W ten weekend w pobliskim Nadarzynie rozgrywano III Grand Prix Juniorów. Do turnieju głównego awansował Artur Michalczyk, który jest jeszcze kadetem.
Oprócz Artura z zawodników Młodej Bogorii zgłoszeni do turnieju byli również Martyna Lis oraz Jakub Godawski. Cała trójka podopiecznych trenera Dariusza Budzicha zmagania musiała rozpocząć od piątkowych eliminacji. Najlepiej z nich wypadł Michalczyk, który bardzo pewnie wygrał swoją grupę eliminacyjną, tracąc w trzech spotkaniach zaledwie jednego seta. Następnie pokonał dwóch kolejncych przeciwników w tym Patryka Bożka 3:2, chociaż dwie pierwsze partie przegrał 11:3. W turnieju głównym Artur był blisko sprawienia kolejnej miłej niespodzianki w rywalizacji z trzy lata starszymi przeciwnikami, czyli awansu do najlepszej 32 zawodów.
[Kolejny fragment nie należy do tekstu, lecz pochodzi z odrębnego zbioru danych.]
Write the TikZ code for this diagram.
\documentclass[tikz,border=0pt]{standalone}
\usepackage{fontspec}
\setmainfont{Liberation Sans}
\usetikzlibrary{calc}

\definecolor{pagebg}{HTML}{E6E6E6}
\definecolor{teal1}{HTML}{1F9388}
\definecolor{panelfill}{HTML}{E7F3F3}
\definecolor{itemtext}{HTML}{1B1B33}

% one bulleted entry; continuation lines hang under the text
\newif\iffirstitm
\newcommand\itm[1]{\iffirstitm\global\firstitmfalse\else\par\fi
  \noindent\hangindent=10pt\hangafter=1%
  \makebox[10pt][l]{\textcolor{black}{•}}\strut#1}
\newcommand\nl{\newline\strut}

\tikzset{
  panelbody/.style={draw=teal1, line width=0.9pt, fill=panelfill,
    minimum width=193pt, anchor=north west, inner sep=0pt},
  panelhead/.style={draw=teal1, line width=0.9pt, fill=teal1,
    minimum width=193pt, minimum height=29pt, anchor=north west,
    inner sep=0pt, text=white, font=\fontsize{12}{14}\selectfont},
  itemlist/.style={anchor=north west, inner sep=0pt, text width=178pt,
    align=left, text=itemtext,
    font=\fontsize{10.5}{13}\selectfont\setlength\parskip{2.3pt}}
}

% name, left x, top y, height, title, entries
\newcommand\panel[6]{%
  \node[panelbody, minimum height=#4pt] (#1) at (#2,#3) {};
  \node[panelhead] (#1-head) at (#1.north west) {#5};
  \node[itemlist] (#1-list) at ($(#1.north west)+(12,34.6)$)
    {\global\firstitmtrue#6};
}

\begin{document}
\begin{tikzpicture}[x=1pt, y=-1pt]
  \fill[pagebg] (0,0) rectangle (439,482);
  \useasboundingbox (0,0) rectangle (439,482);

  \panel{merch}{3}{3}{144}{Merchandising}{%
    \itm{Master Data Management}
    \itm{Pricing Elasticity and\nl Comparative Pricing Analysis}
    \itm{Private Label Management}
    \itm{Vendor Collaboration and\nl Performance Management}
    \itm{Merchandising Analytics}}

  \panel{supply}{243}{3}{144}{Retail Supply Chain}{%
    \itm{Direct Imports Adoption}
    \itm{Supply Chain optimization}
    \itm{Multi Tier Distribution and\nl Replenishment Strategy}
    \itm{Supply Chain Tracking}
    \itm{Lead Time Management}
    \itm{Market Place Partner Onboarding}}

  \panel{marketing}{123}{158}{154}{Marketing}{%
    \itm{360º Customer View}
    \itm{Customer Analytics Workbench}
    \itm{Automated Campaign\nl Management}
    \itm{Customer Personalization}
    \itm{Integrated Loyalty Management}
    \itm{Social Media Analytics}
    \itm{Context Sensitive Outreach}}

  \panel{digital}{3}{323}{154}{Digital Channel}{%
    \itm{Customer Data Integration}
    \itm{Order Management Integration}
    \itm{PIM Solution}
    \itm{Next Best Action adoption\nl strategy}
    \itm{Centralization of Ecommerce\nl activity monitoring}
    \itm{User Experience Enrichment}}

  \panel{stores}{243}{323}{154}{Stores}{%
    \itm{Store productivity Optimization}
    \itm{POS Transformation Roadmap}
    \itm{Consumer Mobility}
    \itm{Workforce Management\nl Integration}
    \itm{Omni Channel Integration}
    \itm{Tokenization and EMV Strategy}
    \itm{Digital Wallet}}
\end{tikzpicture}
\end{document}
Mimo pokonania w swojej grupie rozstawionego z numerem 16 Przemysława Walaszka zawodnik Bogorii przegrał kolejne dwa starcia i ostatecznie kilkoma małymi punktami nie awansował do fazy pucharowej turnieju. Ostatecznie został on sklasyfikowany na miejscach 41-48.
Bardzo blisko awansu do turnieju głównego była również Martyna Lis, która dzięki trzem zwycięstwom i jednej porażce zajęła drugie miejsce w swojej grupie eliminacyjnej. Niestety w decydującym pojedynku o awans Martyna nie sprostała najwyżej rozstawionej zawodniczce eliminacji Paulinie Stacheckiej. Swój start w turnieju na eliminacjach zakończył również Kuba Godawski, który przegrał swoje obydwa pojedynki.